What is expected
Drop the pictures and give back word for word the lines from the line holding "Convert this chart to matplotlib code." to the line holding "xticks = [0, 10, 20, 30, 40, 50]", both included.

Stored data
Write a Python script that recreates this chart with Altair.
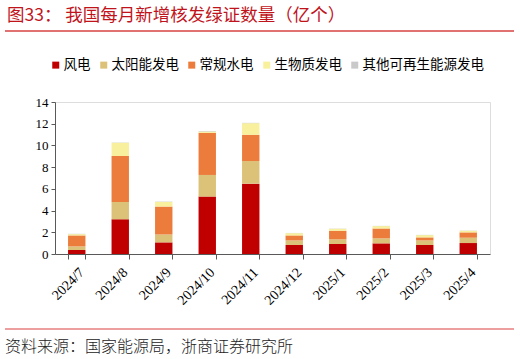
import altair as alt
import pandas as pd

months = ["2024/7", "2024/8", "2024/9", "2024/10", "2024/11",
          "2024/12", "2025/1", "2025/2", "2025/3", "2025/4"]
wind = [0.37, 3.21, 1.07, 5.29, 6.48, 0.83, 0.92, 0.98, 0.83, 1.01]
solar = [0.33, 1.59, 0.73, 1.99, 2.08, 0.42, 0.43, 0.46, 0.42, 0.49]
hydro = [1.01, 4.22, 2.57, 3.88, 2.42, 0.46, 0.79, 0.91, 0.28, 0.49]
biomass = [0.12, 1.22, 0.43, 0.12, 1.07, 0.21, 0.18, 0.22, 0.21, 0.15]
other = [0.03, 0.03, 0.03, 0.05, 0.03, 0.02, 0.02, 0.02, 0.02, 0.02]
series = ["风电", "太阳能发电", "常规水电", "生物质发电", "其他可再生能源发电"]
colors = ["#C00000", "#DCC178", "#EC7C3C", "#F8F09C", "#C9C9C9"]
y_ticks = [0, 2, 4, 6, 8, 10, 12, 14]

title_text = "图33： 我国每月新增核发绿证数量（亿个）"
source_text = "资料来源：国家能源局，浙商证券研究所"

rows = []
for si, (name, vals) in enumerate(zip(series, [wind, solar, hydro, biomass, other])):
    for m, v in zip(months, vals):
        rows.append({"month": m, "series": name, "value": v, "order": si})
df = pd.DataFrame(rows)

bars = alt.Chart(df).mark_bar().encode(
    x=alt.X("month:N", sort=months,
            scale=alt.Scale(paddingInner=0.6, paddingOuter=0.3),
            axis=alt.Axis(title=None, labelAngle=-45, labelFont="Liberation Serif",
                          labelFontSize=14, labelColor="#000000", tickBand="extent",
                          tickSize=5, tickColor="#595959", domainColor="#595959",
                          labelPadding=6)),
    y=alt.Y("value:Q", stack="zero",
            scale=alt.Scale(domain=[0, 14], nice=False),
            axis=alt.Axis(title=None, values=y_ticks, grid=False,
                          labelFont="Liberation Serif", labelFontSize=13,
                          labelColor="#000000", tickSize=4, tickColor="#595959",
                          domainColor="#595959", labelPadding=3)),
    color=alt.Color("series:N", sort=series,
                    scale=alt.Scale(domain=series, range=colors),
                    legend=alt.Legend(title=None, orient="none", direction="horizontal",
                                      legendX=-6, legendY=-44,
                                      symbolType="square", symbolSize=49,
                                      symbolStrokeWidth=0, labelFont="Noto Sans CJK SC",
                                      labelFontSize=13.5, labelColor="#000000",
                                      columnPadding=6, labelOffset=1)),
    order=alt.Order("order:Q", sort="ascending"),
)

one = pd.DataFrame({"t": [title_text]})
title = alt.Chart(one).mark_text(
    align="left", baseline="middle", font="Noto Sans CJK SC", fontSize=17.5,
    color="#C0141C"
).encode(text="t:N", x=alt.value(-48), y=alt.value(-86))

top_rule = alt.Chart(one).mark_rule(color="#E07272", strokeWidth=2).encode(
    x=alt.value(-50), x2=alt.value(459), y=alt.value(-71))

bottom_rule = alt.Chart(one).mark_rule(color="#D9403F", strokeWidth=1.2).encode(
    x=alt.value(-50), x2=alt.value(459), y=alt.value(227))

src = pd.DataFrame({"t": [source_text]})
source = alt.Chart(src).mark_text(
    align="left", baseline="middle", font="Noto Sans CJK SC", fontSize=16,
    fontWeight=300, color="#222222"
).encode(text="t:N", x=alt.value(-50), y=alt.value(245))

chart = alt.layer(bars, title, top_rule, bottom_rule, source).properties(
    width=435, height=152,
    autosize=alt.AutoSizeParams(type="none"),
    padding={"left": 55, "top": 102, "right": 30, "bottom": 105},
).configure_view(stroke=None).configure(background="white")

chart.save("out.html", embed_options={"renderer": "svg", "actions": False})
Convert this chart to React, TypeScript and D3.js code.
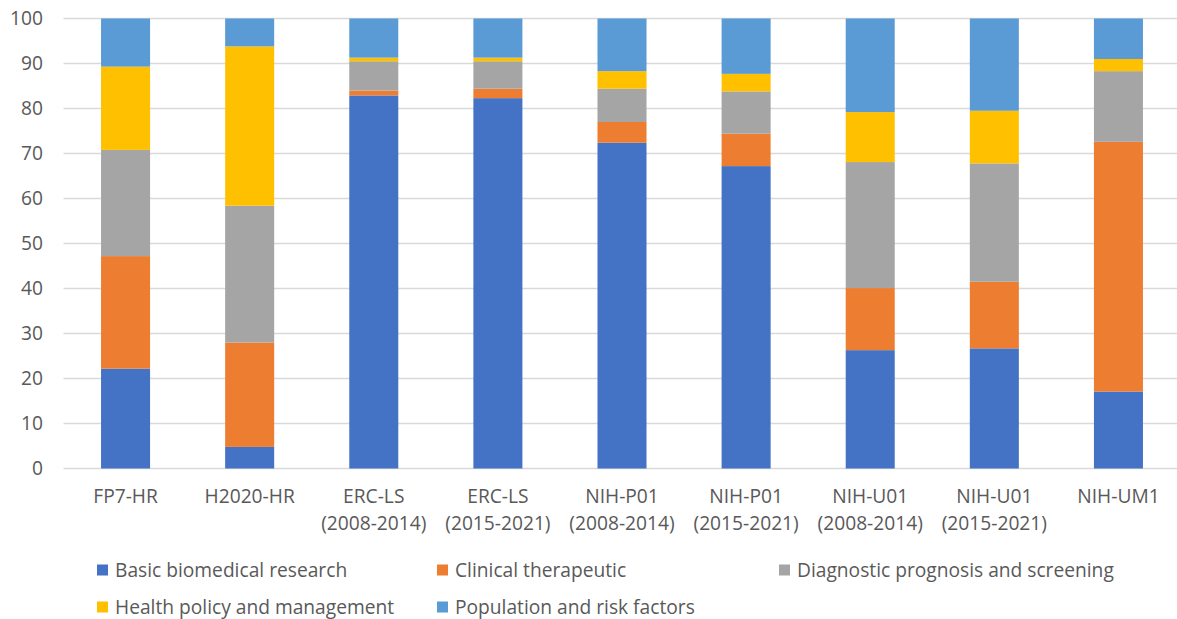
import React from "react";
import * as d3 from "d3";

const categories = [
  ["FP7-HR"],
  ["H2020-HR"],
  ["ERC-LS", "(2008-2014)"],
  ["ERC-LS", "(2015-2021)"],
  ["NIH-P01", "(2008-2014)"],
  ["NIH-P01", "(2015-2021)"],
  ["NIH-U01", "(2008-2014)"],
  ["NIH-U01", "(2015-2021)"],
  ["NIH-UM1"],
];

const seriesNames = [
  "Basic biomedical research",
  "Clinical therapeutic",
  "Diagnostic prognosis and screening",
  "Health policy and management",
  "Population and risk factors",
];

const basic = [22.2, 4.8, 82.9, 82.3, 72.4, 67.2, 26.3, 26.7, 17.1];
const clinical = [25.0, 23.2, 1.1, 2.1, 4.6, 7.2, 13.8, 14.8, 55.5];
const diagnostic = [23.6, 30.4, 6.5, 6.1, 7.4, 9.4, 28.0, 26.3, 15.7];
const policy = [18.5, 35.4, 0.8, 0.8, 3.9, 3.9, 11.1, 11.7, 2.7];
const population = [10.7, 6.2, 8.7, 8.7, 11.7, 12.3, 20.8, 20.5, 9.0];

const yTicks = [0, 10, 20, 30, 40, 50, 60, 70, 80, 90, 100];
const colors = ["#4472C4", "#ED7D31", "#A5A5A5", "#FFC000", "#5B9BD5"];

const W = 1177;
const H = 619;
const FONT = "'Open Sans', sans-serif";
const TEXT = "#595959";
const FS = 19.2;

export default function App() {
  const series = [basic, clinical, diagnostic, policy, population];
  const x = d3
    .scaleBand<number>()
    .domain(d3.range(categories.length))
    .range([63.5, 1180.5])
    .paddingInner(0.605)
    .paddingOuter(0.3025);
  const y = d3.scaleLinear().domain([0, 100]).range([468.5, 18.5]);

  const rows = categories.map((_, i) => {
    const r: any = {};
    seriesNames.forEach((n, k) => (r[n] = series[k][i]));
    return r;
  });
  const stacked = d3.stack<any>().keys(seriesNames)(rows);

  const legend = [
    { x: 97, y: 570 },
    { x: 437, y: 570 },
    { x: 779, y: 570 },
    { x: 97, y: 607 },
    { x: 437, y: 607 },
  ];

  return (
    <svg
      width={W}
      height={H}
      style={{ position: "absolute", left: 0, top: 0, background: "#fff" }}
      fontFamily={FONT}
    >
      <rect width={W} height={H} fill="#fff" />
      {yTicks.map((t) => (
        <g key={t}>
          <line x1={63.5} x2={W} y1={y(t)} y2={y(t)} stroke="#D9D9D9" strokeWidth={1.5} />
          <text x={43} y={y(t)} dy="0.35em" textAnchor="end" fontSize={FS} fill={TEXT}>
            {t}
          </text>
        </g>
      ))}
      {stacked.map((s, k) => (
        <g key={k} fill={colors[k]}>
          {s.map((d, i) => (
            <rect
              key={i}
              x={x(i)}
              width={x.bandwidth()}
              y={y(d[1])}
              height={y(d[0]) - y(d[1])}
            />
          ))}
        </g>
      ))}
      {categories.map((lines, i) => (
        <text
          key={i}
          x={(x(i) as number) + x.bandwidth() / 2}
          y={496.5}
          textAnchor="middle"
          fontSize={FS}
          fill={TEXT}
        >
          {lines.map((l, j) => (
            <tspan key={j} x={(x(i) as number) + x.bandwidth() / 2} dy={j === 0 ? "0.35em" : 27}>
              {l}
            </tspan>
          ))}
        </text>
      ))}
      {seriesNames.map((n, k) => (
        <g key={n}>
          <rect x={legend[k].x} y={legend[k].y - 5.5} width={11} height={11} fill={colors[k]} />
          <text x={legend[k].x + 18} y={legend[k].y} dy="0.35em" fontSize={FS} fill={TEXT}>
            {n}
          </text>
        </g>
      ))}
    </svg>
  );
}
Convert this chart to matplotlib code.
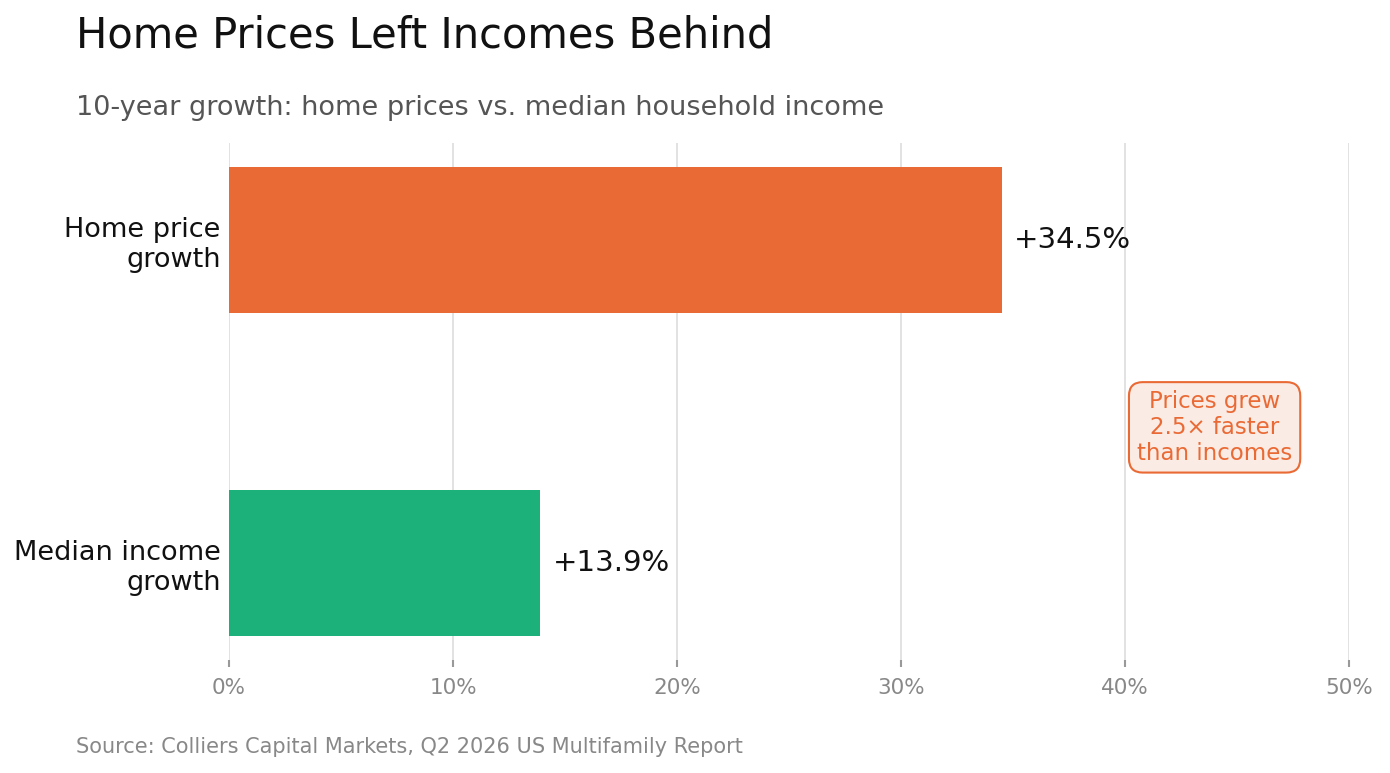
import matplotlib
matplotlib.use("Agg")
import matplotlib.pyplot as plt
from matplotlib.ticker import FuncFormatter

categories = ["Home price\ngrowth", "Median income\ngrowth"]
values = [34.5, 13.9]
colors = ["#EA6A35", "#1CB07A"]
xticks = [0, 10, 20, 30, 40, 50]

fig = plt.figure(figsize=(13.9, 7.73), dpi=100)
ax = fig.add_axes([229/1390, 1 - 660/773, (1349-229)/1390, (660-143)/773])

y = list(range(len(categories)))
ax.barh(y, values, height=0.45, color=colors, zorder=3)
ax.set_ylim(1.3, -0.3)
ax.set_xlim(0, 50)
ax.set_xticks(xticks)
ax.xaxis.set_major_formatter(FuncFormatter(lambda v, p: f"{v:.0f}%"))
ax.set_yticks(y)
ax.set_yticklabels(categories, fontsize=19.5, color="#111111")
ax.tick_params(axis="y", length=0, pad=6)
ax.tick_params(axis="x", length=5, width=1.5, color="#999999", labelcolor="#888888", labelsize=15.5, pad=8)
ax.grid(axis="x", color="#dddddd", linewidth=1.2, zorder=0)
for s in ax.spines.values():
    s.set_visible(False)

for yi, v in zip(y, values):
    ax.text(v + 0.55, yi, f"+{v:.1f}%", va="center", ha="left", fontsize=21, color="#111111")

ax.text(44.0, 0.58, "Prices grew\n2.5\u00d7 faster\nthan incomes", ha="center", va="center",
        fontsize=16.5, color="#EA6A35", linespacing=1.15, zorder=5,
        bbox=dict(boxstyle="round,pad=0.35,rounding_size=0.6", facecolor="#FAEBE5",
                  edgecolor="#EA6A35", linewidth=1.5))

fig.text(76/1390, 1 - 35/773, "Home Prices Left Incomes Behind", fontsize=30, color="#111111",
         ha="left", va="center")
fig.text(76/1390, 1 - 108/773, "10-year growth: home prices vs. median household income", fontsize=19.5,
         color="#555555", ha="left", va="center")
fig.text(76/1390, 1 - 747/773, "Source: Colliers Capital Markets, Q2 2026 US Multifamily Report", fontsize=15,
         color="#888888", ha="left", va="center")

fig.savefig("out.png", dpi=100)
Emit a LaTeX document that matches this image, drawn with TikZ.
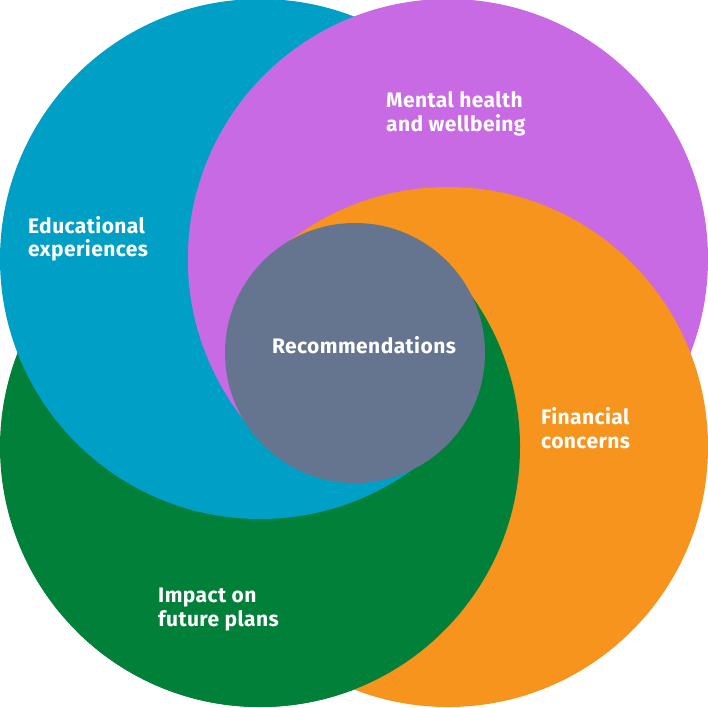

Worked solution
Convert this chart to matplotlib code.
import matplotlib
matplotlib.use("Agg")
import matplotlib.pyplot as plt
from matplotlib.ticker import FuncFormatter

categories = ["Home price\ngrowth", "Median income\ngrowth"]
values = [34.5, 13.9]
colors = ["#EA6A35", "#1CB07A"]
xticks = [0, 10, 20, 30, 40, 50]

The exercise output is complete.